If you are good at what you do and are truly the best of the best, you will easily stand out to your leadership.  Your leadership will put you in positions to be successful, put you in for awards, help you achieve SrA Below-the-Zone or other professional goals, and the rest should fall into place.  At that point it is a matter of seeking mentorship from everyone you trust and respect, listening to their advice, and incorporating them into your daily life.  Work hard on every aspect of your application (AFOQT, LOR, interview, etc), and like I said, the rest should fall into place.  If you don't get accepted the first time, try again.  Failure is something that has matured and developed me into the person and leader I am today.

It is hard to gauge the importance of your degree without knowing what you are aiming for.  I don't think the major alone makes a difference on your board score.  I believe every aspect of the strongest packages are formulated along a common purpose or goal.  If you have a non-tech degree and want a job in space, you may have a harder time defining your purpose.  If your goal is to serve your country as an officer in any field, your degree will apply or meet the requirement just like any other.  GPA is probably more important than your major.

The last little bit of advice I will throw in is to be yourself.  Never lose sight of who you are because you have a goal and are competing with your peers.  Be a good person, be respectable, and be an example.  The will carry you much farther than an undeserved SrA BTZ stripe.


Q:  Does anyone know the process of being one year away from obtaining your bachelor's and applying.  Is it a waiver and how many classes is considered a year?

A:  Air Force Instruction (AFI) 36-2013 states: 

3.2. Eligibility requirements for Officer Training School (OTS).  OTS applicants must:

3.2.2. Have earned a baccalaureate degree or higher or must meet one of the following conditions: Is within 365 days of graduation from a college or university that is regionally or nationally accredited and is listed in the Integrated Postsecondary Education Data System located on the website, maintained by the U.S. Department of Education, National Center for Education Statistics.

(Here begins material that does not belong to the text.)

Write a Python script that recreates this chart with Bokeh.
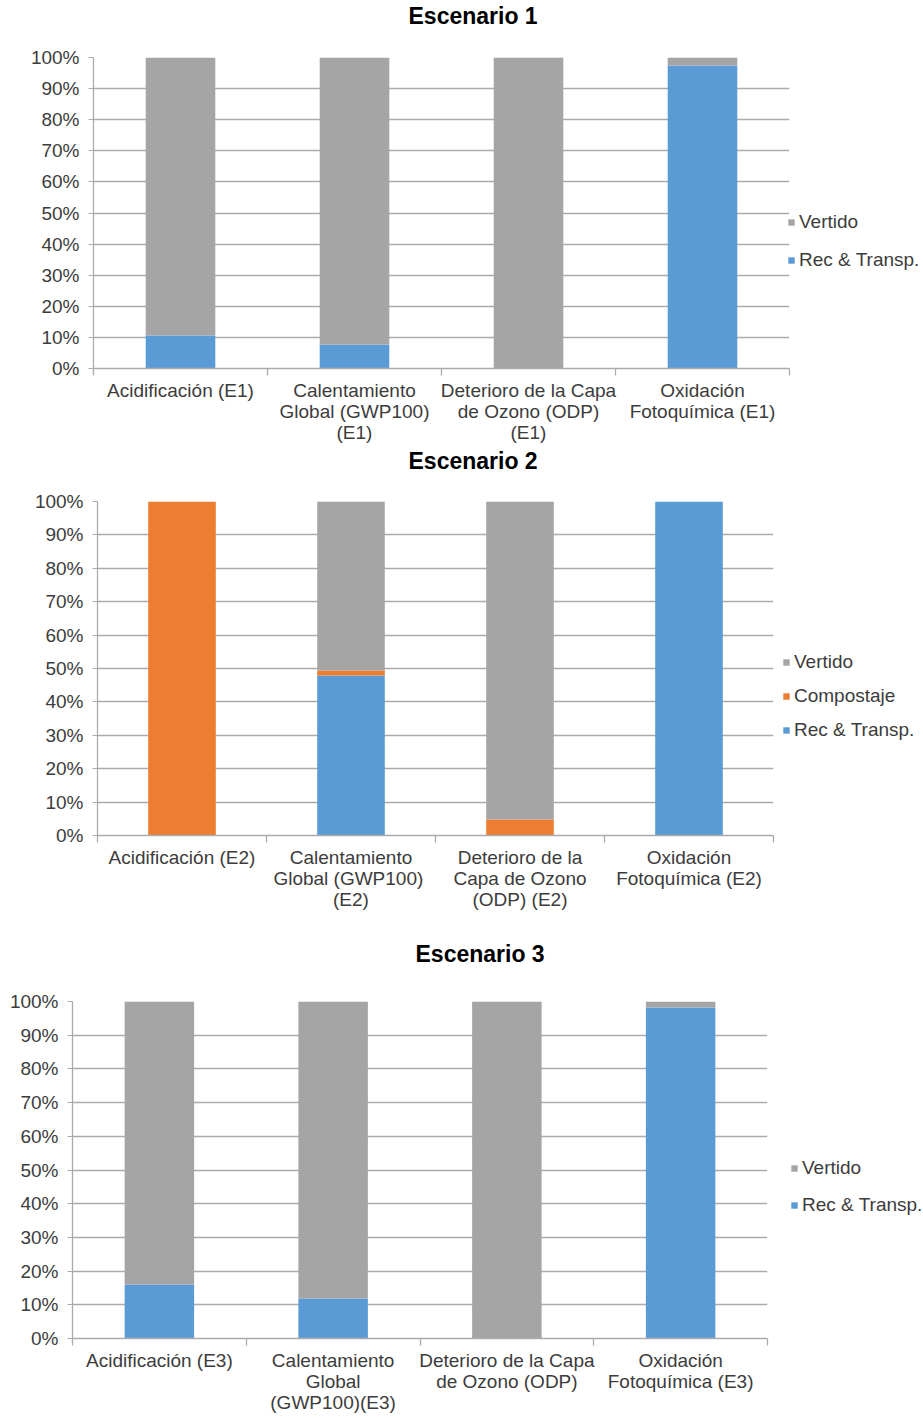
from bokeh.plotting import figure
from bokeh.models import (ColumnDataSource, Range1d, FixedTicker, PrintfTickFormatter,
                          Legend, LegendItem, Title)
from bokeh.embed import file_html
from bokeh.resources import INLINE

# Impact categories per scenario (x tick labels)
cats_e1 = ["Acidificación (E1)", "Calentamiento\nGlobal (GWP100)\n(E1)",
           "Deterioro de la Capa\nde Ozono (ODP)\n(E1)", "Oxidación\nFotoquímica (E1)"]
cats_e2 = ["Acidificación (E2)", "Calentamiento\nGlobal  (GWP100)\n(E2)",
           "Deterioro de la\nCapa de Ozono\n(ODP) (E2)", "Oxidación\nFotoquímica (E2)"]
cats_e3 = ["Acidificación (E3)", "Calentamiento\nGlobal\n(GWP100)(E3)",
           "Deterioro de la Capa\nde Ozono (ODP)", "Oxidación\nFotoquímica (E3)"]

# Share of each stage in the impact (%)
rec_e1 = [10.6, 7.7, 0.0, 97.4]
vert_e1 = [89.4, 92.3, 100.0, 2.6]

rec_e2 = [0.0, 47.9, 0.0, 100.0]
comp_e2 = [100.0, 1.5, 4.8, 0.0]
vert_e2 = [0.0, 50.6, 95.2, 0.0]

rec_e3 = [16.0, 11.9, 0.0, 98.2]
vert_e3 = [84.0, 88.1, 100.0, 1.8]

y_ticks = [0, 10, 20, 30, 40, 50, 60, 70, 80, 90, 100]

BLUE = "#5b9bd5"
ORANGE = "#ed7d31"
GRAY = "#a5a5a5"
LINE = "#ababab"
TXT = "#3c3c3c"
FONT = "Liberation Sans"


def make_chart(title, cats, series, frame, borders, title_pos, legend_loc, legend_spacing):
    n = len(cats)
    centers = [i + 0.5 for i in range(n)]
    data = {"x": centers}
    for field, _, vals, _ in series:
        data[field] = vals
    src = ColumnDataSource(data)

    left, right, top, bottom = borders
    p = figure(frame_width=frame[0], frame_height=frame[1],
               output_backend="svg", toolbar_location=None,
               x_range=Range1d(0, n), y_range=Range1d(0, 100),
               min_border_top=top, min_border_bottom=bottom,
               min_border_left=left, min_border_right=right)
    p.outline_line_color = None
    p.background_fill_color = "white"
    p.border_fill_color = "white"

    # empty spacer keeps the heading clear of the plot area
    gap = Title(text=" ", text_font_size="1px", standoff=title_pos[1])
    p.add_layout(gap, "above")
    t = Title(text=title, align="left", vertical_align="middle", text_font=FONT,
              text_font_size="23px", text_font_style="bold", text_color="black",
              offset=title_pos[0], standoff=0)
    p.add_layout(t, "above")

    renderers = p.vbar_stack([s[0] for s in series], x="x", width=0.4,
                             color=[s[3] for s in series], line_color=None, source=src)

    # x axis: labels at category centres, separator ticks between categories
    p.xaxis.ticker = FixedTicker(ticks=centers, minor_ticks=list(range(n + 1)))
    p.xaxis.major_label_overrides = {c: lab for c, lab in zip(centers, cats)}
    p.xaxis.major_tick_line_color = None
    p.xaxis.major_tick_out = 0
    p.xaxis.major_tick_in = 0
    p.xaxis.minor_tick_line_color = LINE
    p.xaxis.minor_tick_line_width = 1.3
    p.xaxis.minor_tick_out = 7
    p.xaxis.minor_tick_in = 0
    p.xaxis.axis_line_color = LINE
    p.xaxis.axis_line_width = 1.3
    p.xaxis.major_label_text_font = FONT
    p.xaxis.major_label_text_font_size = "19px"
    p.xaxis.major_label_text_line_height = 1.0
    p.xaxis.major_label_text_color = TXT
    p.xaxis.major_label_standoff = 4
    p.xgrid.grid_line_color = None

    p.yaxis.ticker = FixedTicker(ticks=y_ticks)
    p.yaxis.formatter = PrintfTickFormatter(format="%d%%")
    p.yaxis.axis_line_color = LINE
    p.yaxis.axis_line_width = 1.3
    p.yaxis.major_tick_line_color = LINE
    p.yaxis.major_tick_out = 5
    p.yaxis.major_tick_in = 0
    p.yaxis.minor_tick_line_color = None
    p.yaxis.major_label_text_font = FONT
    p.yaxis.major_label_text_font_size = "19px"
    p.yaxis.major_label_text_color = TXT
    p.yaxis.major_label_standoff = 9
    p.ygrid.ticker = FixedTicker(ticks=y_ticks)
    p.ygrid.grid_line_color = LINE
    p.ygrid.grid_line_width = 1.3

    # legend lists the top segment first
    items = [LegendItem(label=s[1], renderers=[r]) for s, r in zip(series, renderers)]
    items.reverse()
    leg = Legend(items=items, location=legend_loc, orientation="vertical",
                 padding=0, margin=0, spacing=legend_spacing,
                 glyph_width=8, glyph_height=8, label_standoff=4,
                 label_text_font=FONT, label_text_font_size="19px",
                 label_text_color=TXT, label_height=22,
                 background_fill_alpha=0, border_line_color=None)
    p.add_layout(leg, "right")
    return p


p1 = make_chart("Escenario 1", cats_e1,
                [("rec", "Rec & Transp.", rec_e1, BLUE), ("vert", "Vertido", vert_e1, GRAY)],
                frame=(696, 311), borders=(93, 134, 57, 77),
                title_pos=(315, 25), legend_loc=(-2, 97), legend_spacing=16)

p2 = make_chart("Escenario 2", cats_e2,
                [("rec", "Rec & Transp.", rec_e2, BLUE), ("comp", "Compostaje", comp_e2, ORANGE),
                 ("vert", "Vertido", vert_e2, GRAY)],
                frame=(676, 334), borders=(97, 150, 56, 95),
                title_pos=(311, 24), legend_loc=(9, 94), legend_spacing=12)

p3 = make_chart("Escenario 3", cats_e3,
                [("rec", "Rec & Transp.", rec_e3, BLUE), ("vert", "Vertido", vert_e3, GRAY)],
                frame=(695, 337), borders=(72, 156, 71, 80),
                title_pos=(343, 31), legend_loc=(23, 122), legend_spacing=15)

# each chart is its own root so their plot areas keep their own left edges
open("out.html", "w").write(file_html([p1, p2, p3], INLINE))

When you apply, you will need to upload your official transcripts to prove you are within 365 days of graduating.  I think the way they verify this is based on the number of credits you have toward your degree.  If you are in a four year 120 credit program, 90 credits would be within 365 days as long as you stay on track.  If you don't stay on track and can't finish your degree within one year of completion, you will risk losing your slot to OTS.

The key to this would be communication with the AFRS staff.  I would make yourself a conservative projected schedule for class completion and apply when you are safe to apply.  I would hate to be in the situation where you are scrambling to get your degree done right before you leave for OTS.  Whatever you do, just be sure you talk to the staff (Rose) to know you are safe.  They will have other information I do not have, if applicable, because I never went through this (my degree was conferred).


Q:  Sir, I am filling out my Form 56 and I could not remember the details of a traffic I had several years ago.  Do I absolutely have to put that in there?  I requested my driving record from the DMV but it only shows information from last three years.  Please advise.  Thank you!

A:  The big picture is the board wants to get a feel for who you are, so include what you need to include to tell them who you are.  For your situation it will depend on what the traffic incident was.  If it was just a minor ticket it is up to you, but if it was a major accident or a DUI I would definitely include.  If you don't have all of the details, just use your best estimate and provide as much information as you can.  Whatever you do, just ask yourself if you are doing the right thing or misleading the board.  If you consider yourself good to go, you should be good to go.  At some point it is a matter of integrity.